Les catholiques, quant à eux, sont très partagés et voire même un peu déboussolés. Le pape François va très loin. Récemment, c'était à propos des réfugiés. Il a demandé à chaque paroisse d'accueillir une famille. En même temps, il est en phase avec le message primitif de l’Evangile qui n’est pas toujours mis en œuvre par les fidèles. Le message du Christ est exigeant et François confronte chaque fois le catholique à ce message.
On a l’impression que le pape François a fait l’essentiel au cours de ses deux premières années de pontificat. Que lui restera-t-il à accomplir?
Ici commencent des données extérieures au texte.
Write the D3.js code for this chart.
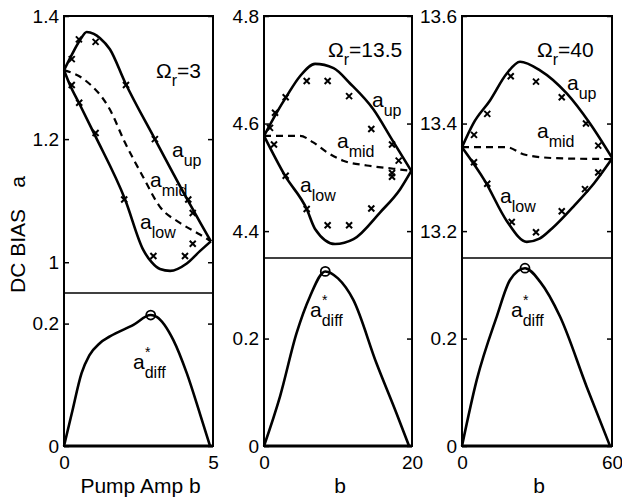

Il est possible que sa pastorale, qui est celle de la miséricorde et de la compassion, évolue vers quelque chose de plus intériorisé, de plus mystique, moins marquée par les coups médiatiques. La trajectoire de François, même s’il est encore trop tôt pour en parler, présente des similitudes avec celle de Jean Paul II. A l’instar de ce dernier, le pape commence d'abord par avoir une approche géostratégique et sociétale.
Dans la grande tradition jeanpaulienne, il se veut le prêtre de la paroisse du monde qui rassemble les brebis égarées, à l’image du Christ. II veut absolument faire revenir dans le giron de l’Eglise ceux qui avaient fait schisme : il tend la main aux Lefebvristes (traditionnalistes). Cependant, le pape François pense qu’il ne pourra peut-être pas finir son pontificat. Il dit que ce qu’il a fait jusqu’à présent peut le mener à la mort. Il a évoqué la possibilité d’un assassinat à cause de la violence de son enseignement et de ses déclarations.